- **Goal of the exercise**:
Repeat every line of the listing below exactly, minus the pictures.

- **Recorded data**:
[BEGIN]
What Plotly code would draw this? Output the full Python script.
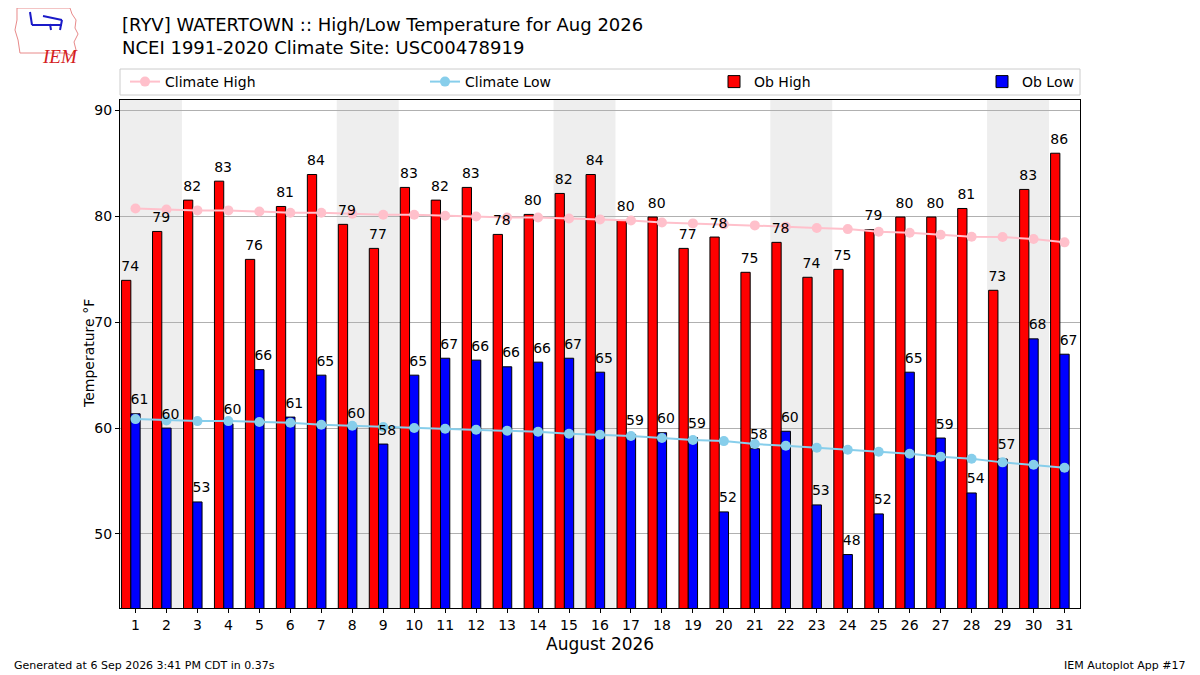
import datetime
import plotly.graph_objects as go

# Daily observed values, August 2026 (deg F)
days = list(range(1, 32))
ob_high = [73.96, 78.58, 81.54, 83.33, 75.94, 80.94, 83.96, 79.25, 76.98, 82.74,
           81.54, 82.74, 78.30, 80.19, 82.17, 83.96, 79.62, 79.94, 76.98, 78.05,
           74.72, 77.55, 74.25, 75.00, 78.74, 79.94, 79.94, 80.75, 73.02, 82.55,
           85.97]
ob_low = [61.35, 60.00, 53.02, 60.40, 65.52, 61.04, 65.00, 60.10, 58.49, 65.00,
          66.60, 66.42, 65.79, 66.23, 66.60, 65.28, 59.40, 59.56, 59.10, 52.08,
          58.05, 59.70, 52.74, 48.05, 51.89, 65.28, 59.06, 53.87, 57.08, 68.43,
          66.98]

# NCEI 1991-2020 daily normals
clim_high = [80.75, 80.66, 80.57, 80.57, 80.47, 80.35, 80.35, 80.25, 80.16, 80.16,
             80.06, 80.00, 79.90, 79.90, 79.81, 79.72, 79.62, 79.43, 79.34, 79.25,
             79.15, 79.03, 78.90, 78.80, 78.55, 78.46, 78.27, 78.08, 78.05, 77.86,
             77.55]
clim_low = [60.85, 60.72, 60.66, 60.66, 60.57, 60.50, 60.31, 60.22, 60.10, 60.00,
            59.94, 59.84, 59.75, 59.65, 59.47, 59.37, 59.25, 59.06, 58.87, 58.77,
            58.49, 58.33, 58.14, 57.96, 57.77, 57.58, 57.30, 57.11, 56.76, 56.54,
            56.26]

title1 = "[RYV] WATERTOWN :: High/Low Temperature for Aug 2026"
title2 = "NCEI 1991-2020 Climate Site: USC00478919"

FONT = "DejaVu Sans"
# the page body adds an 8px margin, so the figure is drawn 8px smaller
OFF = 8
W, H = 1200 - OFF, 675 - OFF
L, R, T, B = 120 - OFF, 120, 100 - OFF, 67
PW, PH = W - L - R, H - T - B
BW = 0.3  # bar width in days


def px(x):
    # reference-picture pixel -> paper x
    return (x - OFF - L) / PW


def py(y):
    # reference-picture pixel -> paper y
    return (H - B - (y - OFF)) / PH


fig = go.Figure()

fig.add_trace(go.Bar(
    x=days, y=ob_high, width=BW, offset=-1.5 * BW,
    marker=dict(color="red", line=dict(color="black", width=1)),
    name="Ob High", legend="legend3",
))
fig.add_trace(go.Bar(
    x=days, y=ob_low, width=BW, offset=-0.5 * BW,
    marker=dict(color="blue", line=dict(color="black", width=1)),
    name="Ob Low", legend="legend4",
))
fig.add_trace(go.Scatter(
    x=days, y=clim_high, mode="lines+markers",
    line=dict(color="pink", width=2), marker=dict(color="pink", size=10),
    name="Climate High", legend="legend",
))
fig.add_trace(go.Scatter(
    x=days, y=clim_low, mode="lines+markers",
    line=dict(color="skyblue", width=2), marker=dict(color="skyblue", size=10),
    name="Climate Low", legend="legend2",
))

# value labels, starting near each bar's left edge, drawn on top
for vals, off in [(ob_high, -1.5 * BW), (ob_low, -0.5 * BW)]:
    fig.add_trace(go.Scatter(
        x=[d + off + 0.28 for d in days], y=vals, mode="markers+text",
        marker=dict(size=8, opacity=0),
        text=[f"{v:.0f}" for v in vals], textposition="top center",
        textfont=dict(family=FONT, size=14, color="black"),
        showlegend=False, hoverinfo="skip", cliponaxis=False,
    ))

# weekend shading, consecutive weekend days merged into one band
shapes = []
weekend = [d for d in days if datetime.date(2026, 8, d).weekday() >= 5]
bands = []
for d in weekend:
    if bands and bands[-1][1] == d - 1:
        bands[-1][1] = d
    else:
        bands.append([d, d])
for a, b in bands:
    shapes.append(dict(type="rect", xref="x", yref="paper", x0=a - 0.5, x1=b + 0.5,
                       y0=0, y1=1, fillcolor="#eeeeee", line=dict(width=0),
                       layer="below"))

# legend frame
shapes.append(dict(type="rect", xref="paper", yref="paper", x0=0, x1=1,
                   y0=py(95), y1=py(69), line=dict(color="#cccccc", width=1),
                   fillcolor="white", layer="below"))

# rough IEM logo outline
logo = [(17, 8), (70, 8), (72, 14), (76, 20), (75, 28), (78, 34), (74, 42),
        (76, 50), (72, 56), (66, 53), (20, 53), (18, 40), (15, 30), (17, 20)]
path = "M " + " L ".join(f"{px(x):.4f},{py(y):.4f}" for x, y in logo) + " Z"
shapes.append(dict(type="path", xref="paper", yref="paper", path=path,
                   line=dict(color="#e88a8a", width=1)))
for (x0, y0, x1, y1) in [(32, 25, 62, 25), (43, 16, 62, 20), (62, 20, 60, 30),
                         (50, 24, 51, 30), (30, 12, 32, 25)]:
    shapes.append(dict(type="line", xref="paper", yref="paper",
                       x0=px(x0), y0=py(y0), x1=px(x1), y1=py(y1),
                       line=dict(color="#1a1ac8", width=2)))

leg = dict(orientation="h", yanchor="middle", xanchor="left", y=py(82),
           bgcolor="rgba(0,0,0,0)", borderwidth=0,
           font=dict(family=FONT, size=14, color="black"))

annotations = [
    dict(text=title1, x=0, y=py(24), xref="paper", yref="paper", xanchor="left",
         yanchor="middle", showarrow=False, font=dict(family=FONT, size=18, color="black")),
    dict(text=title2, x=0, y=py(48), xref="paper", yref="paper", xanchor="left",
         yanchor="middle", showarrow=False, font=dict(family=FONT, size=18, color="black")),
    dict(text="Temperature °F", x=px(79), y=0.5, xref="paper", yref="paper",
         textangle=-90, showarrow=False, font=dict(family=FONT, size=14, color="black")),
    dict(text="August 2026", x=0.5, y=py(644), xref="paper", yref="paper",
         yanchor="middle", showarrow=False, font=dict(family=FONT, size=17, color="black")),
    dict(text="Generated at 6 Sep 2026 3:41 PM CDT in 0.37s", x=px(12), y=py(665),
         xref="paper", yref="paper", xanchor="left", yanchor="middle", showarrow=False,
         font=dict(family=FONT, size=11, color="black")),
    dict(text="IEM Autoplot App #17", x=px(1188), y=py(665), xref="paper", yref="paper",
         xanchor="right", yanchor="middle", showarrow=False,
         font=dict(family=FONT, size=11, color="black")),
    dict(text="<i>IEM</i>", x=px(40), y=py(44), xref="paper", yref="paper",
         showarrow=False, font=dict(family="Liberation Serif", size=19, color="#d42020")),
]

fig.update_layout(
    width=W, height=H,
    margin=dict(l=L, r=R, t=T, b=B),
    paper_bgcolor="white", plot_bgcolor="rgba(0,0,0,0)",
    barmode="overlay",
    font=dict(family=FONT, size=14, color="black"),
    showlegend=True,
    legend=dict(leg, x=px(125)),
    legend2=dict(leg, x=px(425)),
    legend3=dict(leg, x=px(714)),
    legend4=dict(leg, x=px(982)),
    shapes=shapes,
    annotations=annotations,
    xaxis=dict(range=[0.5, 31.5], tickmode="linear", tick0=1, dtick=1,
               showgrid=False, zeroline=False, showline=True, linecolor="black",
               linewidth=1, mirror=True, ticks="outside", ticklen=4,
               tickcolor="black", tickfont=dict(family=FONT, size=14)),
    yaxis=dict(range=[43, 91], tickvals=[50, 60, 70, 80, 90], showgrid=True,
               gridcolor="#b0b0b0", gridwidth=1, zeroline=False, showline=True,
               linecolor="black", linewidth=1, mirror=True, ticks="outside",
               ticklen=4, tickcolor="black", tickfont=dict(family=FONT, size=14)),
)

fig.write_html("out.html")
[END]
- **Written response**:
What Plotly code would draw this? Output the full Python script.
import datetime
import plotly.graph_objects as go

# Daily observed values, August 2026 (deg F)
days = list(range(1, 32))
ob_high = [73.96, 78.58, 81.54, 83.33, 75.94, 80.94, 83.96, 79.25, 76.98, 82.74,
           81.54, 82.74, 78.30, 80.19, 82.17, 83.96, 79.62, 79.94, 76.98, 78.05,
           74.72, 77.55, 74.25, 75.00, 78.74, 79.94, 79.94, 80.75, 73.02, 82.55,
           85.97]
ob_low = [61.35, 60.00, 53.02, 60.40, 65.52, 61.04, 65.00, 60.10, 58.49, 65.00,
          66.60, 66.42, 65.79, 66.23, 66.60, 65.28, 59.40, 59.56, 59.10, 52.08,
          58.05, 59.70, 52.74, 48.05, 51.89, 65.28, 59.06, 53.87, 57.08, 68.43,
          66.98]

# NCEI 1991-2020 daily normals
clim_high = [80.75, 80.66, 80.57, 80.57, 80.47, 80.35, 80.35, 80.25, 80.16, 80.16,
             80.06, 80.00, 79.90, 79.90, 79.81, 79.72, 79.62, 79.43, 79.34, 79.25,
             79.15, 79.03, 78.90, 78.80, 78.55, 78.46, 78.27, 78.08, 78.05, 77.86,
             77.55]
clim_low = [60.85, 60.72, 60.66, 60.66, 60.57, 60.50, 60.31, 60.22, 60.10, 60.00,
            59.94, 59.84, 59.75, 59.65, 59.47, 59.37, 59.25, 59.06, 58.87, 58.77,
            58.49, 58.33, 58.14, 57.96, 57.77, 57.58, 57.30, 57.11, 56.76, 56.54,
            56.26]

title1 = "[RYV] WATERTOWN :: High/Low Temperature for Aug 2026"
title2 = "NCEI 1991-2020 Climate Site: USC00478919"

FONT = "DejaVu Sans"
# the page body adds an 8px margin, so the figure is drawn 8px smaller
OFF = 8
W, H = 1200 - OFF, 675 - OFF
L, R, T, B = 120 - OFF, 120, 100 - OFF, 67
PW, PH = W - L - R, H - T - B
BW = 0.3  # bar width in days


def px(x):
    # reference-picture pixel -> paper x
    return (x - OFF - L) / PW


def py(y):
    # reference-picture pixel -> paper y
    return (H - B - (y - OFF)) / PH


fig = go.Figure()

fig.add_trace(go.Bar(
    x=days, y=ob_high, width=BW, offset=-1.5 * BW,
    marker=dict(color="red", line=dict(color="black", width=1)),
    name="Ob High", legend="legend3",
))
fig.add_trace(go.Bar(
    x=days, y=ob_low, width=BW, offset=-0.5 * BW,
    marker=dict(color="blue", line=dict(color="black", width=1)),
    name="Ob Low", legend="legend4",
))
fig.add_trace(go.Scatter(
    x=days, y=clim_high, mode="lines+markers",
    line=dict(color="pink", width=2), marker=dict(color="pink", size=10),
    name="Climate High", legend="legend",
))
fig.add_trace(go.Scatter(
    x=days, y=clim_low, mode="lines+markers",
    line=dict(color="skyblue", width=2), marker=dict(color="skyblue", size=10),
    name="Climate Low", legend="legend2",
))

# value labels, starting near each bar's left edge, drawn on top
for vals, off in [(ob_high, -1.5 * BW), (ob_low, -0.5 * BW)]:
    fig.add_trace(go.Scatter(
        x=[d + off + 0.28 for d in days], y=vals, mode="markers+text",
        marker=dict(size=8, opacity=0),
        text=[f"{v:.0f}" for v in vals], textposition="top center",
        textfont=dict(family=FONT, size=14, color="black"),
        showlegend=False, hoverinfo="skip", cliponaxis=False,
    ))

# weekend shading, consecutive weekend days merged into one band
shapes = []
weekend = [d for d in days if datetime.date(2026, 8, d).weekday() >= 5]
bands = []
for d in weekend:
    if bands and bands[-1][1] == d - 1:
        bands[-1][1] = d
    else:
        bands.append([d, d])
for a, b in bands:
    shapes.append(dict(type="rect", xref="x", yref="paper", x0=a - 0.5, x1=b + 0.5,
                       y0=0, y1=1, fillcolor="#eeeeee", line=dict(width=0),
                       layer="below"))

# legend frame
shapes.append(dict(type="rect", xref="paper", yref="paper", x0=0, x1=1,
                   y0=py(95), y1=py(69), line=dict(color="#cccccc", width=1),
                   fillcolor="white", layer="below"))

# rough IEM logo outline
logo = [(17, 8), (70, 8), (72, 14), (76, 20), (75, 28), (78, 34), (74, 42),
        (76, 50), (72, 56), (66, 53), (20, 53), (18, 40), (15, 30), (17, 20)]
path = "M " + " L ".join(f"{px(x):.4f},{py(y):.4f}" for x, y in logo) + " Z"
shapes.append(dict(type="path", xref="paper", yref="paper", path=path,
                   line=dict(color="#e88a8a", width=1)))
for (x0, y0, x1, y1) in [(32, 25, 62, 25), (43, 16, 62, 20), (62, 20, 60, 30),
                         (50, 24, 51, 30), (30, 12, 32, 25)]:
    shapes.append(dict(type="line", xref="paper", yref="paper",
                       x0=px(x0), y0=py(y0), x1=px(x1), y1=py(y1),
                       line=dict(color="#1a1ac8", width=2)))

leg = dict(orientation="h", yanchor="middle", xanchor="left", y=py(82),
           bgcolor="rgba(0,0,0,0)", borderwidth=0,
           font=dict(family=FONT, size=14, color="black"))

annotations = [
    dict(text=title1, x=0, y=py(24), xref="paper", yref="paper", xanchor="left",
         yanchor="middle", showarrow=False, font=dict(family=FONT, size=18, color="black")),
    dict(text=title2, x=0, y=py(48), xref="paper", yref="paper", xanchor="left",
         yanchor="middle", showarrow=False, font=dict(family=FONT, size=18, color="black")),
    dict(text="Temperature °F", x=px(79), y=0.5, xref="paper", yref="paper",
         textangle=-90, showarrow=False, font=dict(family=FONT, size=14, color="black")),
    dict(text="August 2026", x=0.5, y=py(644), xref="paper", yref="paper",
         yanchor="middle", showarrow=False, font=dict(family=FONT, size=17, color="black")),
    dict(text="Generated at 6 Sep 2026 3:41 PM CDT in 0.37s", x=px(12), y=py(665),
         xref="paper", yref="paper", xanchor="left", yanchor="middle", showarrow=False,
         font=dict(family=FONT, size=11, color="black")),
    dict(text="IEM Autoplot App #17", x=px(1188), y=py(665), xref="paper", yref="paper",
         xanchor="right", yanchor="middle", showarrow=False,
         font=dict(family=FONT, size=11, color="black")),
    dict(text="<i>IEM</i>", x=px(40), y=py(44), xref="paper", yref="paper",
         showarrow=False, font=dict(family="Liberation Serif", size=19, color="#d42020")),
]

fig.update_layout(
    width=W, height=H,
    margin=dict(l=L, r=R, t=T, b=B),
    paper_bgcolor="white", plot_bgcolor="rgba(0,0,0,0)",
    barmode="overlay",
    font=dict(family=FONT, size=14, color="black"),
    showlegend=True,
    legend=dict(leg, x=px(125)),
    legend2=dict(leg, x=px(425)),
    legend3=dict(leg, x=px(714)),
    legend4=dict(leg, x=px(982)),
    shapes=shapes,
    annotations=annotations,
    xaxis=dict(range=[0.5, 31.5], tickmode="linear", tick0=1, dtick=1,
               showgrid=False, zeroline=False, showline=True, linecolor="black",
               linewidth=1, mirror=True, ticks="outside", ticklen=4,
               tickcolor="black", tickfont=dict(family=FONT, size=14)),
    yaxis=dict(range=[43, 91], tickvals=[50, 60, 70, 80, 90], showgrid=True,
               gridcolor="#b0b0b0", gridwidth=1, zeroline=False, showline=True,
               linecolor="black", linewidth=1, mirror=True, ticks="outside",
               ticklen=4, tickcolor="black", tickfont=dict(family=FONT, size=14)),
)

fig.write_html("out.html")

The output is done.